Composé d'un ordinateur portable jouant le rôle de station-pilote ainsi que de trois Special Camera Systems 1 000 digitales (en l'occurrence basés sur des boîtiers Canon 10D) reliés à un terminal, celui-ci permet de transmettre des images pouvant être prises de jour comme de nuit ; 3 secondes suffisent pour cela. Outre son intérêt en matière de renseignement, ce système permet de mieux contrôler l'emploi d'un tireur d'élite : celui-ci peut ainsi très facilement notifier à un échelon supérieur la zone d'observation couverte. Auparavant, ceci n'était possible que par la réalisation manuelle d'un schéma qu'il fallait ensuite encoder pour en transmettre les points caractéristiques au moyen de multiples messages radio. L'opération nécessitait entre deux et quatre heures de temps et le résultat se révélait d'une fiabilité douteuse : les erreurs d'encodage étaient monnaie courante et l'exactitude du schéma dépendait des aptitudes artistiques du tireur. Le MSIDS a tout d'abord été acquis au profit des unités de reconnaissance profonde mais son intérêt s'est révélé tel que la dotation a, dans le cadre d'Iraqi Freedom, été étendue aux équipes de tireur d'élite.
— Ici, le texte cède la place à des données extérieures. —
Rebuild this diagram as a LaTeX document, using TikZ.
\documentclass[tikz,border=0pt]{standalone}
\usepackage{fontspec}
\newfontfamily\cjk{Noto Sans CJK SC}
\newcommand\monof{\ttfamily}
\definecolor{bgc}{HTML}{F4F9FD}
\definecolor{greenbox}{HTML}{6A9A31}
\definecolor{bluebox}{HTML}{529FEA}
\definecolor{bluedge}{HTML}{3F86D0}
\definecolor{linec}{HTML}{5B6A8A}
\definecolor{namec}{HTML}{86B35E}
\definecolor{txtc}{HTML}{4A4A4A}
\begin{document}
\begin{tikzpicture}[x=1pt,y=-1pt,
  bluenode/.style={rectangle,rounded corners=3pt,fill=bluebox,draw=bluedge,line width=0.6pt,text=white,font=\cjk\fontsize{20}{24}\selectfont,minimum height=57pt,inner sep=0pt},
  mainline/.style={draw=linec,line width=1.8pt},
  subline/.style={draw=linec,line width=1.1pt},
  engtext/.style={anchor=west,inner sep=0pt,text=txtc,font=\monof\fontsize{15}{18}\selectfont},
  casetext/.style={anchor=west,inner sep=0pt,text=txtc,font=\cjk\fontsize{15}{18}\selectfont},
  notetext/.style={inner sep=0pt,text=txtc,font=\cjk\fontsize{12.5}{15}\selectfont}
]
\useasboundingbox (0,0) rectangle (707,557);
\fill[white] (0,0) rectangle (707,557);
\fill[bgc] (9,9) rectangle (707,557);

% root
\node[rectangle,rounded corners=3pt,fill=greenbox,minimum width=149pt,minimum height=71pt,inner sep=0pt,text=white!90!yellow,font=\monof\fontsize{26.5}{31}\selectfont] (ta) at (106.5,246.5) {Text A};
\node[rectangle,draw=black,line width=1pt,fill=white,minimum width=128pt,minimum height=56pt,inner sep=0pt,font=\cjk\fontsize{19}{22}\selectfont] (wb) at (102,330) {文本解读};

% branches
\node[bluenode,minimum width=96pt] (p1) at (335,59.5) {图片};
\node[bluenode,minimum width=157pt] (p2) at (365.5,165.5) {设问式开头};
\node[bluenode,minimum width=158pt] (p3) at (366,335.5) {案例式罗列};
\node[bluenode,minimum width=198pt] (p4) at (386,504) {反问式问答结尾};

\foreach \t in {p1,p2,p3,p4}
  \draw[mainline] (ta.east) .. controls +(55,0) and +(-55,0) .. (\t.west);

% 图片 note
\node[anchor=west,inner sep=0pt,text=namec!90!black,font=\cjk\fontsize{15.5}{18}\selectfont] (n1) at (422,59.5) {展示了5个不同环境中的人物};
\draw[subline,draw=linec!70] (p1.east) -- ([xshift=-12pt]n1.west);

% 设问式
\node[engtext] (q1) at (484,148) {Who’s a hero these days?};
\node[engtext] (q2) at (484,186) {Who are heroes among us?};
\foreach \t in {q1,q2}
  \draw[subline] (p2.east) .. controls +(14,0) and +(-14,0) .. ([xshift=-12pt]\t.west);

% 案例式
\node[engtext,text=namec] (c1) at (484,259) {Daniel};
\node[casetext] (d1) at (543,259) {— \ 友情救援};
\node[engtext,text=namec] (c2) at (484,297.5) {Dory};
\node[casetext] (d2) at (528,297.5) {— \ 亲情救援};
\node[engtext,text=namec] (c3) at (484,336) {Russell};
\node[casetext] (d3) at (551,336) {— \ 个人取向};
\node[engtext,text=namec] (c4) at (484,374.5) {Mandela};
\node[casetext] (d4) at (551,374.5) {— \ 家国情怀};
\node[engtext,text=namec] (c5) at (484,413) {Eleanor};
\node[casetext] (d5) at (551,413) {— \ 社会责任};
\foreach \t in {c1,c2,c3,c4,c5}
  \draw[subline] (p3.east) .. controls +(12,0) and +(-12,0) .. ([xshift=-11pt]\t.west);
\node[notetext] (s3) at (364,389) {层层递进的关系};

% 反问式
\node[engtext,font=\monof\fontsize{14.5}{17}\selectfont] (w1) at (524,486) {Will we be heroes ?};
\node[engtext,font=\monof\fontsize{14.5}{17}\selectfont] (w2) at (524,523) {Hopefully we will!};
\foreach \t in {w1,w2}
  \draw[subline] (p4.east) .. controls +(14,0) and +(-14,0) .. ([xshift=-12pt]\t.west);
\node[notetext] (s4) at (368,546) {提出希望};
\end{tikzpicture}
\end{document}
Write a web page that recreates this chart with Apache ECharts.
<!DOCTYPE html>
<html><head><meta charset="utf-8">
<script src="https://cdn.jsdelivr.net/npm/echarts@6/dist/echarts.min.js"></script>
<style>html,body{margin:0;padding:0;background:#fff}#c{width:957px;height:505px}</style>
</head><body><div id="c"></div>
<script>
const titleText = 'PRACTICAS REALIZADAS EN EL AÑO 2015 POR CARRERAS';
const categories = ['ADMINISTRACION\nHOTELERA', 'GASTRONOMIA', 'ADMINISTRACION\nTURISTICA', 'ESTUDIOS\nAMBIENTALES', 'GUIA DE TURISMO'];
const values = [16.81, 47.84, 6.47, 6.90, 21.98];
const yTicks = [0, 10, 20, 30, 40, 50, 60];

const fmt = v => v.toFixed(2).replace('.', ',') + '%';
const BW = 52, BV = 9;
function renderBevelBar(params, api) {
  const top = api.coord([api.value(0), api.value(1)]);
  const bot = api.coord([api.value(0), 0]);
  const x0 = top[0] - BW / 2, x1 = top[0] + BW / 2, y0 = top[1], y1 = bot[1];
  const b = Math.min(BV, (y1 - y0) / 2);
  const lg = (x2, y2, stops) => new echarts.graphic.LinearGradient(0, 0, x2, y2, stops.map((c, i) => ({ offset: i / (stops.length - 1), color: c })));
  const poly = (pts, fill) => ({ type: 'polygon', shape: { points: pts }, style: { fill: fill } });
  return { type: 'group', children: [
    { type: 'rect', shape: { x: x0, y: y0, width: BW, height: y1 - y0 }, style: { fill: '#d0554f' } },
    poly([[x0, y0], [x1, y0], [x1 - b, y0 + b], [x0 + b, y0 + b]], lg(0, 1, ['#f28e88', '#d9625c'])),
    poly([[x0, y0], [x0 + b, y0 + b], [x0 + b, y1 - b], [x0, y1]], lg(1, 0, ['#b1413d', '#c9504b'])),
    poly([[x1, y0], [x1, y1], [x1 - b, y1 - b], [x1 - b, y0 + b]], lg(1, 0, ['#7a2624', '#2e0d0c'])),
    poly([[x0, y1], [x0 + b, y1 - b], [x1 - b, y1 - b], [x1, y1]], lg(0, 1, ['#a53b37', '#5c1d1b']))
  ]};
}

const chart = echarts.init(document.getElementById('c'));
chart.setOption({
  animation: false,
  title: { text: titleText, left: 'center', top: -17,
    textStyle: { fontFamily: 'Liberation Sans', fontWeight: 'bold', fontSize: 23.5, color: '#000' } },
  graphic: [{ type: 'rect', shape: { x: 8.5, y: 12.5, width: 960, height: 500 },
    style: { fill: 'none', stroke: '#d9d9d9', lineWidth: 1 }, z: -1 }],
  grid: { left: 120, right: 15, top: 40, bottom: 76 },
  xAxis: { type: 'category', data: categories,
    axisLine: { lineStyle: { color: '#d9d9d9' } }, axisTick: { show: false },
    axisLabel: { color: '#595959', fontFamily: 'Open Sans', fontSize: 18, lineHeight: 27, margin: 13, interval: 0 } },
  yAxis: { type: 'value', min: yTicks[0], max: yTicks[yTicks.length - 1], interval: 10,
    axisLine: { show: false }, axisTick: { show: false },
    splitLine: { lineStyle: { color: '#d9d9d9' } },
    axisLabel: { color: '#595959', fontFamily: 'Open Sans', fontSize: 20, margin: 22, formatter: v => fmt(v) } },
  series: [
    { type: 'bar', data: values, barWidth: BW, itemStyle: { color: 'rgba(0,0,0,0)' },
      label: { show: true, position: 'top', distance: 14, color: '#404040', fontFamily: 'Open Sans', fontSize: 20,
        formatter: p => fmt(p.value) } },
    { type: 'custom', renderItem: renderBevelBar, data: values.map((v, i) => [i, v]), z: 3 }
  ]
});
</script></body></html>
En matière d'acquisition des informations, le MSIDS ne constitue cependant pas le seul moyen technologiquement évolué mis à la disposition des tireurs d'élite. Le Groupe d'intervention de la Gendarmerie nationale (GIGN) a par exemple été doté de drones miniatures Coccinelle mis en œuvre par la section « appui opérationnel ». Facile d'emploi, discret, ce drone développé par Tecknisolar-Seni restitue une imagerie facilitant notamment le placement des snipers qui peuvent ainsi planifier la prise en compte des secteurs de tir.
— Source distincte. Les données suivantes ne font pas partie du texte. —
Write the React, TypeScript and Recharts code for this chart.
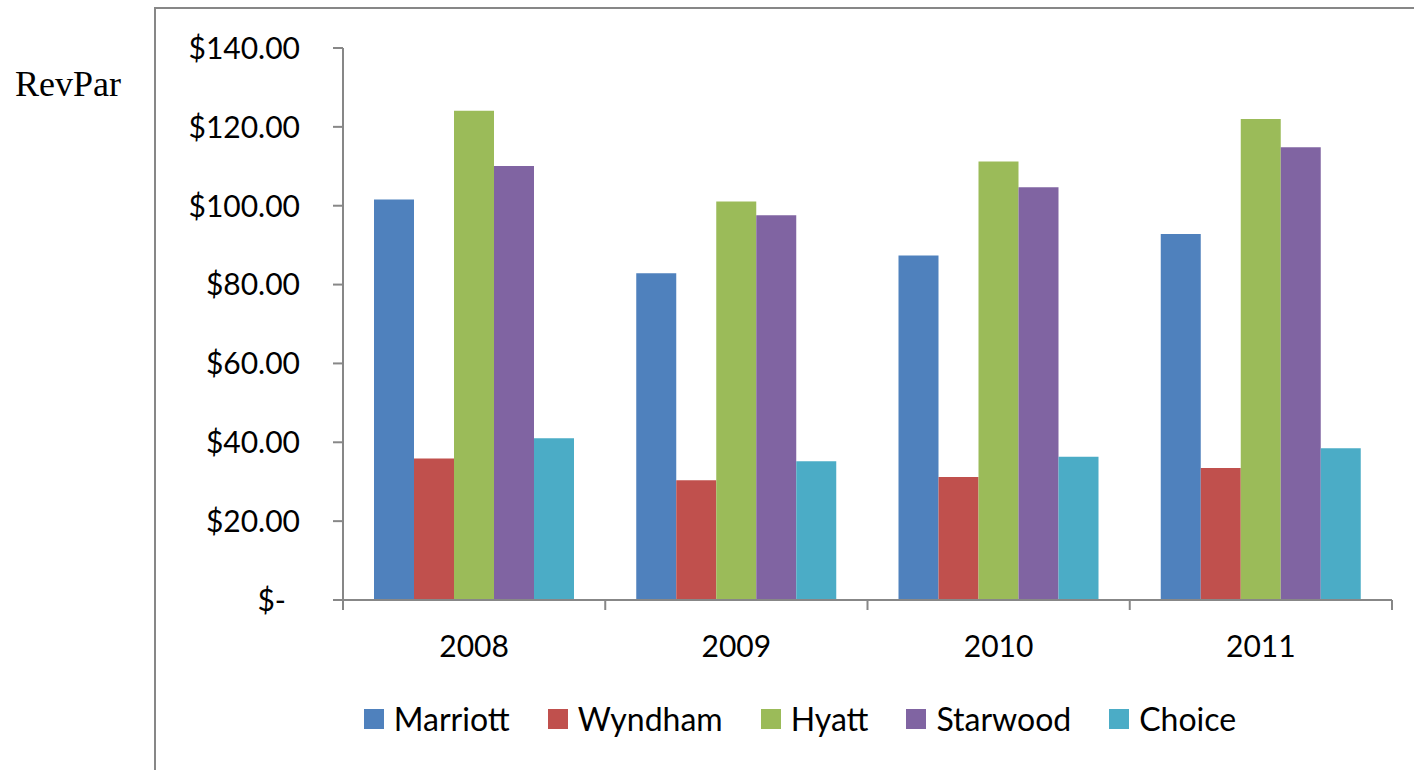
import { Bar, BarChart, XAxis, YAxis } from "recharts";

const years = ["2008", "2009", "2010", "2011"];
const marriott = [101.6, 82.9, 87.4, 92.8];
const wyndham = [35.9, 30.4, 31.2, 33.5];
const hyatt = [124.1, 101.1, 111.2, 122.0];
const starwood = [110.1, 97.6, 104.7, 114.8];
const choice = [41.0, 35.2, 36.3, 38.5];
const yTicks = [0, 20, 40, 60, 80, 100, 120, 140];

const series = [
  { key: "Marriott", values: marriott, color: "#4F81BD" },
  { key: "Wyndham", values: wyndham, color: "#C0504D" },
  { key: "Hyatt", values: hyatt, color: "#9BBB59" },
  { key: "Starwood", values: starwood, color: "#8064A2" },
  { key: "Choice", values: choice, color: "#4BACC6" }
];

const chartData = years.map((year, i) => {
  const row: any = { year };
  series.forEach((s) => {
    row[s.key] = s.values[i];
  });
  return row;
});

const FONT = "Lato, 'Open Sans', sans-serif";
const AXIS_COLOR = "#878787";

// y labels in Excel accounting format, zero shows as "$-"
const YTick = (props: any) => {
  const { x, y, payload } = props;
  const isZero = payload.value === 0;
  return (
    <text x={isZero ? x - 14 : x} y={y} dy="0.36em" textAnchor="end" fill="#000" fontSize={30} fontFamily={FONT}>
      {isZero ? "$-" : `$${payload.value.toFixed(2)}`}
    </text>
  );
};

// x tick marks sit between categories, label in the middle
const XTick = (props: any) => {
  const { x, y, payload, index, visibleTicksCount } = props;
  const half = payload?.offset ?? 131;
  const isLast = index === (visibleTicksCount ?? years.length) - 1;
  return (
    <g>
      <line x1={x - half} y1={y} x2={x - half} y2={y + 10} stroke={AXIS_COLOR} strokeWidth={2} />
      {isLast && <line x1={x + half} y1={y} x2={x + half} y2={y + 10} stroke={AXIS_COLOR} strokeWidth={2} />}
      <text x={x} y={y + 36} dy="0.71em" textAnchor="middle" fill="#000" fontSize={30} fontFamily={FONT}>
        {payload.value}
      </text>
    </g>
  );
};

const App = () => (
  <div style={{ position: "fixed", left: 0, top: 0, width: 1414, height: 770, background: "#fff", overflow: "hidden" }}>
    <div
      style={{
        position: "absolute",
        left: 154,
        top: 7,
        width: 1300,
        height: 800,
        borderLeft: `2px solid ${AXIS_COLOR}`,
        borderTop: `2px solid ${AXIS_COLOR}`
      }}
    />
    <div
      style={{
        position: "absolute",
        left: 15,
        top: 62,
        fontFamily: "'Liberation Serif', 'Times New Roman', serif",
        fontSize: 36,
        lineHeight: "44px",
        color: "#000"
      }}
    >
      RevPar
    </div>
    <div style={{ position: "absolute", left: 0, top: 0 }}>
      <BarChart width={1414} height={770} data={chartData} margin={{ top: 48, right: 22, left: 0, bottom: 110 }} barCategoryGap={31} barGap={0}>
        <XAxis
          dataKey="year"
          height={60}
          axisLine={{ stroke: AXIS_COLOR, strokeWidth: 2 }}
          tickLine={false}
          tickSize={0}
          tickMargin={0}
          interval={0}
          tick={(p: any) => <XTick {...p} />}
        />
        <YAxis
          width={343}
          domain={[0, 140]}
          ticks={yTicks}
          interval={0}
          axisLine={{ stroke: AXIS_COLOR, strokeWidth: 2 }}
          tickLine={{ stroke: AXIS_COLOR, strokeWidth: 2 }}
          tickSize={10}
          tickMargin={33}
          tick={(p: any) => <YTick {...p} />}
        />
        {series.map((s) => (
          <Bar key={s.key} dataKey={s.key} fill={s.color} isAnimationActive={false} />
        ))}
      </BarChart>
    </div>
    <div
      style={{
        position: "absolute",
        left: 155,
        width: 1290,
        top: 699,
        display: "flex",
        justifyContent: "center",
        alignItems: "center",
        gap: 38,
        fontFamily: FONT,
        fontSize: 32,
        color: "#000"
      }}
    >
      {series.map((s) => (
        <div key={s.key} style={{ display: "flex", alignItems: "center" }}>
          <span style={{ display: "inline-block", width: 20, height: 20, background: s.color, marginRight: 10 }} />
          <span>{s.key}</span>
        </div>
      ))}
    </div>
  </div>
);

export default App;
Parfois, l'ambivalence reconnaissance/sniping peut se révéler contre-productive. Ce fut le cas au Canada où, en vertu de schémas tactiques privilégiant leur emploi en tant que tels, les tireurs d'élite ont été amenés à privilégier l'entretien de leurs aptitudes en matière de patrouille sur les arrières de l'ennemi. L'expérience afghane a aidé les tacticiens canadiens à prendre conscience de ce déséquilibre ; le conflit a également été à l'origine d'une autre évolution en matière d'emploi des tireurs : désormais, ceux-ci devront pouvoir guider les appuis procurés soit par l'artillerie soit par l'aviation. Actuellement, les forces armées nationales comprennent environ 320 snipers qualifiés qui ne sont cependant pas tous employés dans ce rôle : les postes budgétaires ouverts le sont à raison de huit tireurs d'élite pour chacun des neuf bataillons intrinsèques aux forces terrestres.

Des tactiques particulières

Cette ambivalence amène donc les spécialistes du tir à acquérir des connaissances affirmées en matière d'acquisition du renseignement d'origine imagerie (ROIM). Mais, ainsi que nous l'avons vu s'agissant de la Brigade Patrol Troop britannique, l'inverse est également vrai : les unités de reconnaissance s'entraînent assidûment au tir de précision. Ce constat est notamment conforté par l'exemple américain dans un contexte de lutte antiterroriste en zone bâtie. Ainsi, avant de prétendre rejoindre les rangs de la Maritime Special Purpose Force (MSPF) intrinsèque à la 24th Marine Expeditionary Unit (Special Operations Capable), les membres du Reconnaissance and Surveillance Platoon de l'unité ont, en avril 2004, perfectionné leurs aptitudes au sniping urbain dans le cadre de l'Advanced Urban Reconnaissance and Surveillance Course. Celui-ci est principalement destiné à entraîner les spécialistes du peloton à la surveillance des immeubles abritant des terroristes et ce, en vue de préparer l'action d'une unité chargée de libérer d'éventuels otages. Dans le cadre de ce scénario, le couplage reconnaissance/tir de précision prend tout son sens. Les systèmes de vision jour/nuit couplés aux armes autorisent la permanence de l'observation tandis que la connaissance de l'objectif dont font preuve les observateurs leur permet de coordonner plus facilement le tir simultané sur plusieurs preneurs d'otages passant d'une pièce à l'autre à l'intérieur de l'immeuble.

Pour terminer, faisons état d'une autre tendance lourde en matière de doctrine d'emploi des snipers : on leur demande désormais d'être capables de tirer à partir d'un hélicoptère. Cette tactique particulière est notamment à l'honneur au sein des commandos-marine français qui disposent pour ce faire de fusils Heckler & Koch G3 qu'ils utilisent depuis des Super Frelon ou des Lynx. Leurs homologues de l'United States Marine Corps apprennent également à maîtriser des savoir-faire équivalents. Sous la férule des instructeurs d'un des trois Special Operations Training Groups, quelques « nuques de cuir » du 4th Marine Regiment et du 3rd Reconnaissance Battalion en l'occurrence mêlés à des opérateurs du 1st Special Forces Group de l'armée de Terre ont notamment, en décembre 2003 à Okinawa, entretenu leurs aptitudes au tir à partir d'un CH-53D Super Stallion. Ainsi entraînés, les tireurs peuvent, à partir d'un tel aéronef, appuyer de manière appropriée des équipes chargées d'aborder des navires suspects lors d'opérations dites « Vessel Boarding Search and Seizure (VBSS) ». Dans le cadre de ce stage, les armes utilisées ont été des fusils Barrett en calibre .50 depuis la tanche arrière de l'hélicoptère ou des M40A3 équipés de viseurs jour/nuit PVS-10 depuis les portes latérales ; pour l'occasion, les M40A3 étaient brêlés à l'aide de filins de descente en rappel.